There are three main body types: ectomorph, mesomorph, and endomorph.
- Ectomorphs are typically long and lean. This is the person that can eat anything and not gain weight. They can probably out eat everyone and have them wondering where all the food goes.
- Mesomorphs have a naturally athletic build. When they overeat, they may gain a few pounds, but it’s normally easy for them to lose it once they get their eating back on track. They also gain muscle easily.
- Endomorphs have a soft, more rounded appearance. They have typically struggled with weight gain most of their lives and carry a larger amount of body fat.
Which body type do you identify with? Even if you are carrying more weight than normal, think back to how your body looked when you were younger. You may also be a mix of a couple body types. I’m a mix of an ectomorph and mesomorph.
If you are a mesomorph or endomorph, you will not be able to splurge as often as an ectomorph and still be able to lose weight. If you are an endomorph, you will find it harder to burn off your splurges once you have them, so stick with small, less frequent splurges.

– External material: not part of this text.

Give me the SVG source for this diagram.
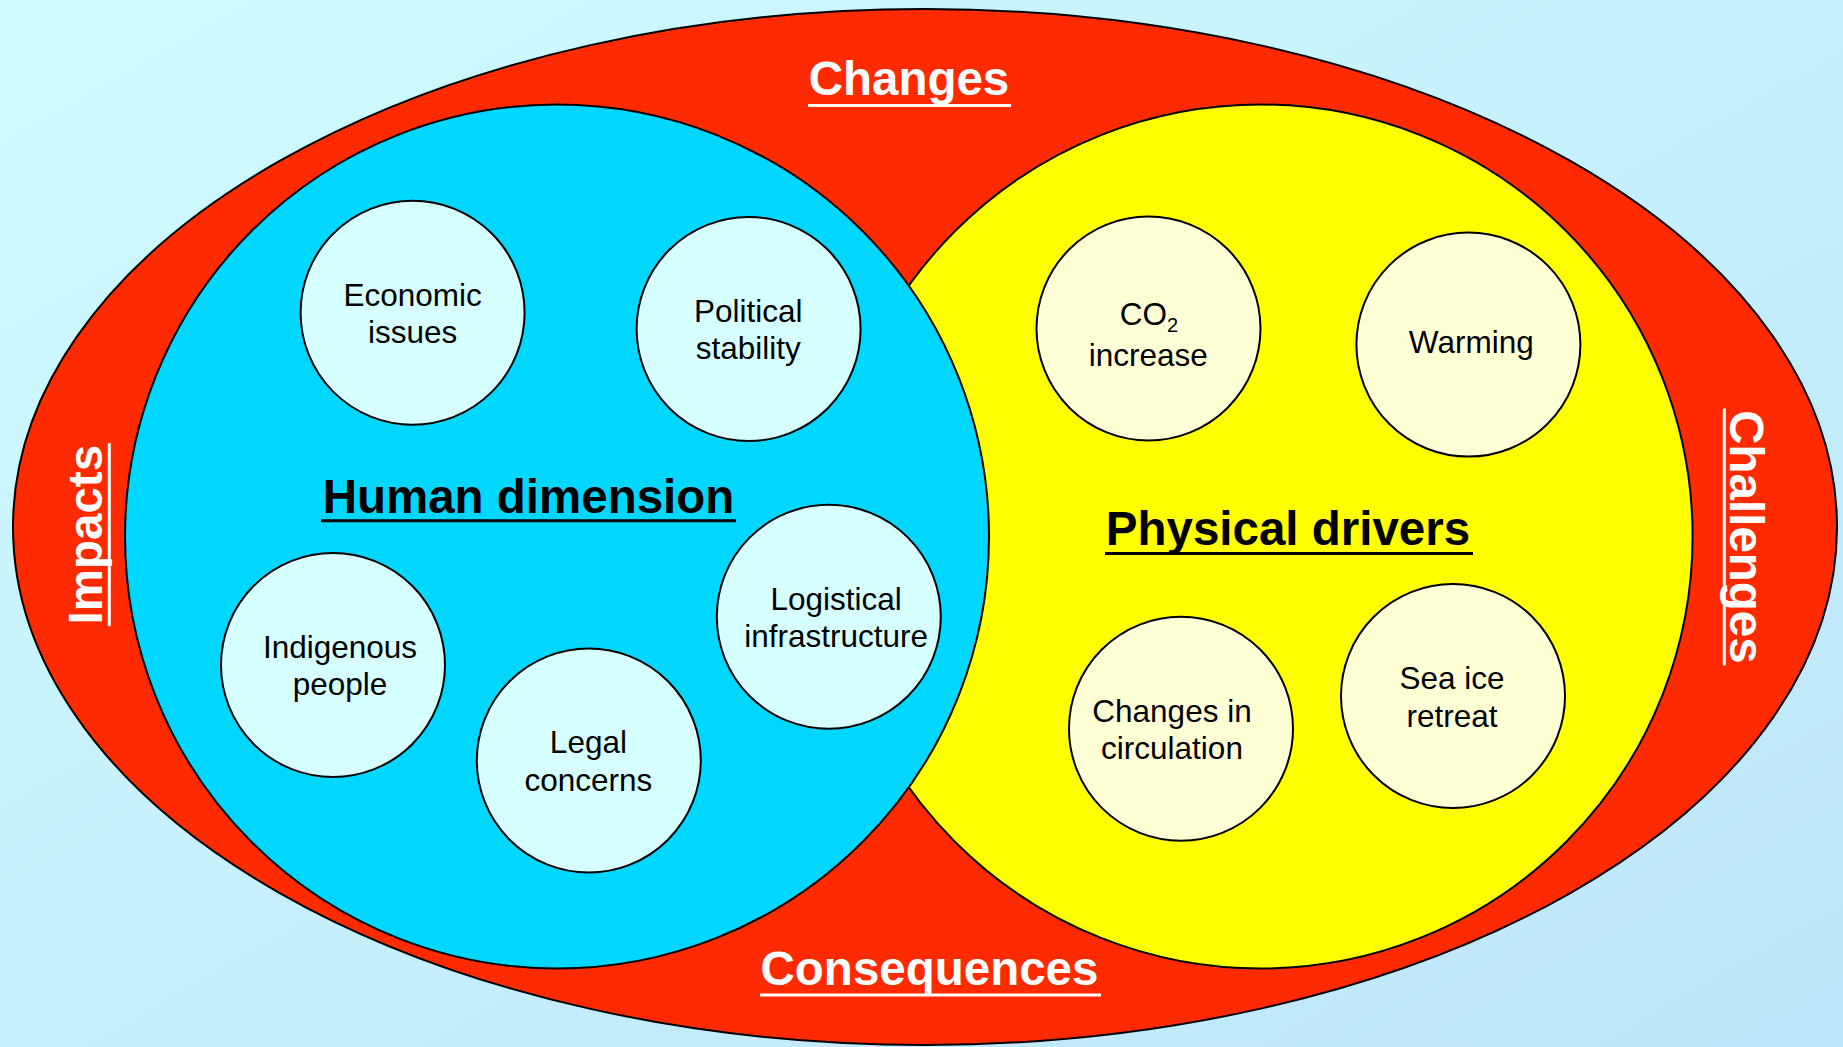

Finding balance between your fitness goals and your lifestyle can be a challenge. But without that balance, you will be in a constant struggle of gaining and losing the same weight repeatedly. It may take some trial and error, but you have to find what works for you. What allows you to still enjoy life while progressing toward your goal? How can you still enjoy your favorites while reducing your body fat? There are tons of different factors. But, always remember that food affects your overall quality of life. No matter your weight goal, you should be striving to nourish your body with healthy foods most of the time.